Alumni Profile: Michael Rikon

Degree
B.S. ’66
Major
Business Administration
Current Position
President, Goldstein, Rikon, Rikon & Houghton P.C.
Alumni Profile: Michael Rikon

Michael Rikon (B.S. ’66) is president and shareholder at Goldstein, Rikon, Rikon & Houghton P.C., the only New York law firm that specializes in eminent domain cases. Rikon joined the firm in 1994 after 14 years in private practice, merging his own law offices with Samuel Goldstein & Sons, which was founded in 1923. “Law firms always recommend us,” Rikon says. “And I’ve been lucky to have the opportunity to speak about eminent domain at professional events several times a year from Canada to China.”

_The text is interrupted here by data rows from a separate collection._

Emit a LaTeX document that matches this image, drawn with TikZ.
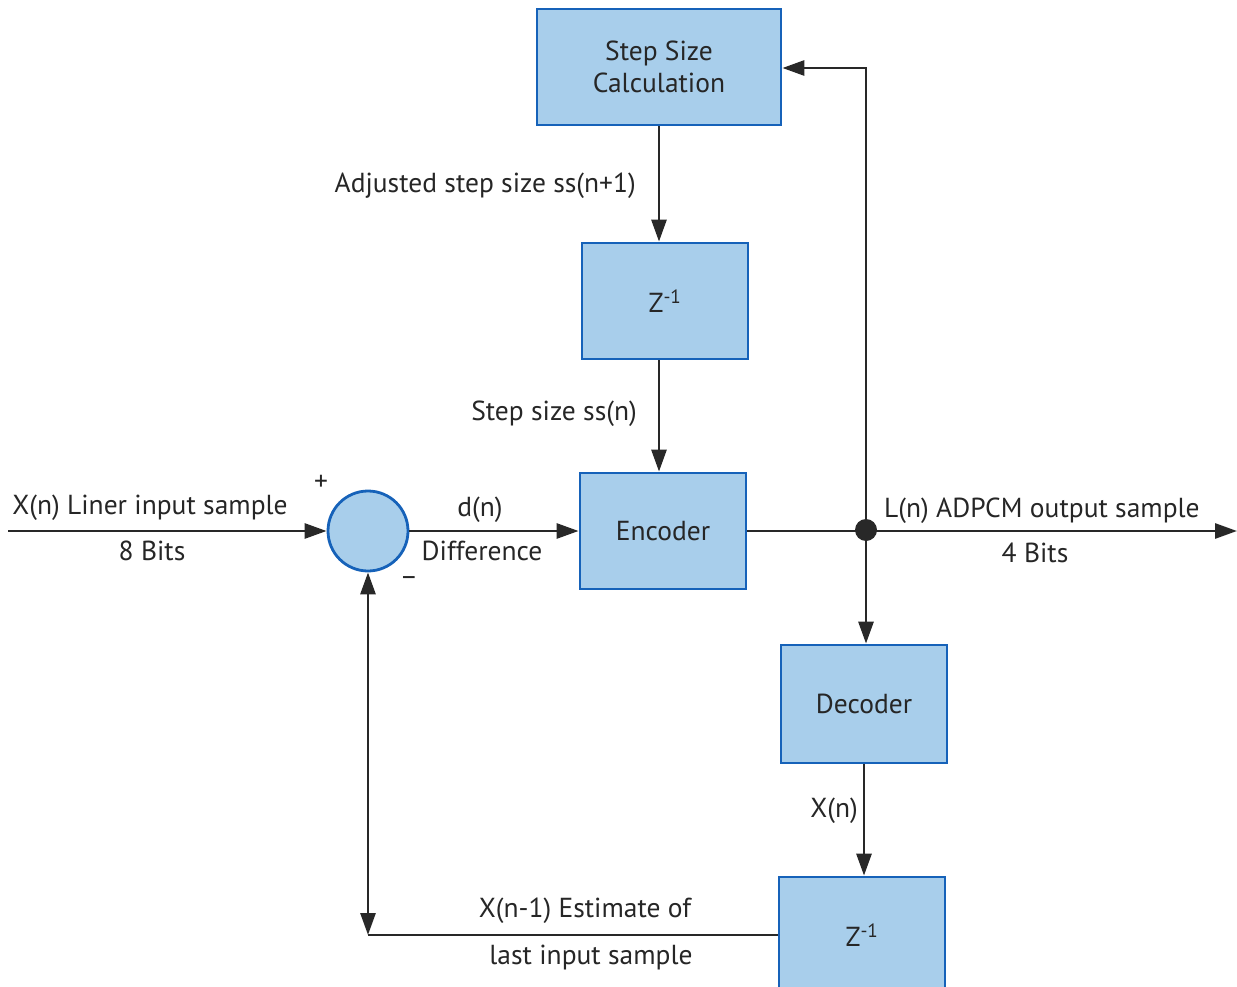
\documentclass[tikz,border=0pt]{standalone}
\usepackage{fontspec}
\setmainfont{PT Sans}
\usetikzlibrary{arrows.meta}
\definecolor{boxfill}{RGB}{168,206,235}
\definecolor{boxline}{RGB}{22,98,185}
\definecolor{wire}{RGB}{40,40,40}
\begin{document}
\begin{tikzpicture}[x=1pt,y=-1pt,
  blk/.style={draw=boxline,fill=boxfill,line width=2.8pt,minimum width=166pt,minimum height=116pt,inner sep=0pt,font=\fontsize{27.5}{32}\selectfont,align=center,text=black!85},
  wl/.style={draw=wire,line width=2.8pt},
  arr/.style={wl,-{Triangle[length=22pt,width=15pt]}},
  lbl/.style={font=\fontsize{27.5}{32}\selectfont,text=black!85,inner sep=0pt}]
\useasboundingbox (0,0) rectangle (1237,987);
% blocks
\node[blk,minimum width=244pt] (calc) at (659,67) {Step Size\\Calculation};
\node[blk] (z1) at (665,301) {Z\textsuperscript{-1}};
\node[blk] (enc) at (663,531) {Encoder};
\node[blk,minimum height=118pt] (dec) at (864,704) {Decoder};
\node[blk] (z2) at (862,935) {Z\textsuperscript{-1}};
\node[draw=boxline,fill=boxfill,line width=2.8pt,circle,minimum size=80pt,inner sep=0pt] (sum) at (368,531) {};
\fill[wire] (866,530) circle (11pt);
\coordinate (J) at (866,531);
\coordinate (in) at (8,531);
\coordinate (out) at (1237,531);
\coordinate (up) at (866,68);
\coordinate (corner) at (368,935);
% wires
\draw[arr] (in) -- (sum.west);
\draw[arr] (sum.east) -- (enc.west);
\draw[wl] (enc.east) -- (J);
\draw[arr] (J) -- (out);
\draw[arr] (J) -- (up) -- (calc.east|-up);
\draw[arr] (J) -- (J|-dec.north);
\draw[arr] (dec.south) -- (dec.south|-z2.north);
\draw[arr] (calc.south) -- (calc.south|-z1.north);
\draw[arr] (calc.south|-z1.south) -- (calc.south|-enc.north);
\draw[wl] (z2.west) -- (corner);
\draw[wl,{Triangle[length=22pt,width=15pt]}-{Triangle[length=22pt,width=15pt]}] (corner) -- (sum.south);
% labels
\node[lbl] (plus) at (321,483) {+};
\node[lbl] (minus) at (409,581) {–};
\node[lbl] (xin) at (150,508) {X(n) Liner input sample};
\node[lbl] (b8) at (152,551) {8 Bits};
\node[lbl] (dn) at (480,510) {d(n)};
\node[lbl] (diff) at (482,551) {Difference};
\node[lbl,anchor=east] (adj) at (636,186) {Adjusted step size ss(n+1)};
\node[lbl,anchor=east] (ssn) at (637,414) {Step size ss(n)};
\node[lbl,anchor=west] (ln) at (884,511) {L(n) ADPCM output sample};
\node[lbl] (b4) at (1035,553) {4 Bits};
\node[lbl,anchor=east] (xn) at (858,811) {X(n)};
\node[lbl] (est1) at (585,911) {X(n-1) Estimate of};
\node[lbl] (est2) at (591,958) {last input sample};
\end{tikzpicture}
\end{document}
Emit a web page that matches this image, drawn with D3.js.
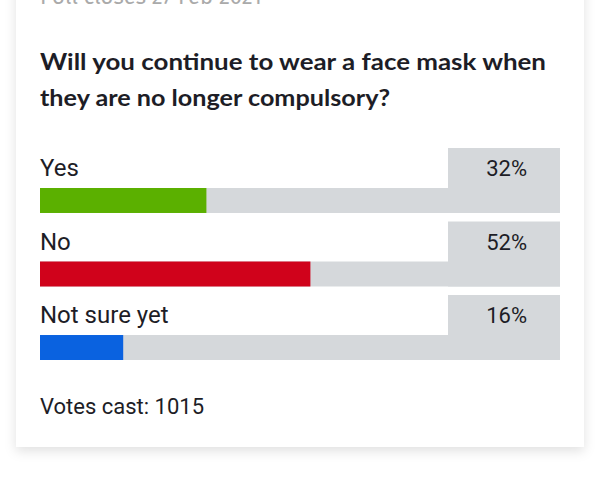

After earning his New York Tech degree, Rikon was admitted to the New York State Bar in 1969. As an assistant corporation counsel for the City of New York from 1969 to 1973, he worked as a senior trial attorney in the Condemnation Division. From 1973 to 1980, he served as a law clerk to the Honorable Albert A. Blinder of the New York State Court of Claims. In 1980, he founded his own practice, Michael Rikon, P.C. Since then, Rikon has earned numerous professional distinctions, including:

  • Listed in Who’s Who in American Law, Who’s Who in America, and Who’s Who in the World
  • Rated “AV Preeminent” by Martindale-Hubbell
  • Ranked a “Super Lawyer” and “Best Lawyer” for Eminent Domain cases
  • Designated a “Top Attorney” by New York Magazine and Wall Street Journal
  • Eminent domain attorney for the Owners Counsel of America
  • Designated CRE by the Counselors of Real Estate
  • Appeared as a law expert on cable TV shows such as Fox News Domain Concerns

Rikon says the biggest myth about eminent domain—which is the government’s right to seize private property after offering “fair” compensation—is that the land has to be used for public purposes. “That’s what the U.S. Constitution states,” he says. “But over the years, public purpose has been so diluted as to mean anything. Small towns and villages can sell their power of eminent domain to land developers who set the purchase price and are then going to make billions of dollars.” Eminent domain may also result in lost jobs, decreased property values, and empty lots left behind by developers who abandon projects.

The potential for such corruption and abuse is why Rikon is dedicated to ensuring his clients receive the best possible “just compensation.” His clients have included Extell Properties, McDonald’s, Mobil Oil, Bank of New York, Best Buy, Grand Hyatt Hotel, and the Archdiocese of New York (among dozens of other globally recognized brands).

When Rikon attended New York Tech in the early 1960s, the Manhattan campus was located at the Knights of Pythias building on West 70th Street. The Brooklyn, N.Y., native first chose electrical engineering as his academic focus but switched to business administration after his first semester. It was a hectic time for the young undergraduate—both in the classroom and out.

“I was working a part-time job at a CPA firm while taking 18 credits a semester,” Rikon says. He enrolled in day and night classes, moving back and forth from his Manhattan office to the campus. He recalls how New York Tech professors were more than just academics.

“New York Tech had more practical teachers than other schools,” Rikon says. “They were hands-on in what they were doing while other schools were more theoretical.”

Rikon also wrote a restaurant column for the student newspaper, The Scope, served as president of the Student Government Association and Alpha Epsilon fraternity, and worked as a chief justice of the New York Tech student courts.

At New York Tech, Rikon did more than build the foundations of a successful career—he also met his wife, Leslie, at a fraternity party. The couple have been married for more than 48 years and have a daughter, Carrie (B.A. ’97), who followed in her father’s New York Tech footsteps. Their son, Joshua, is an attorney and partner in Rikon’s law firm. “When it came time for my daughter to select a college,” Rikon says, “I had no problem recommending my alma mater as the place where she could receive an education that emphasized career training and professionalism.”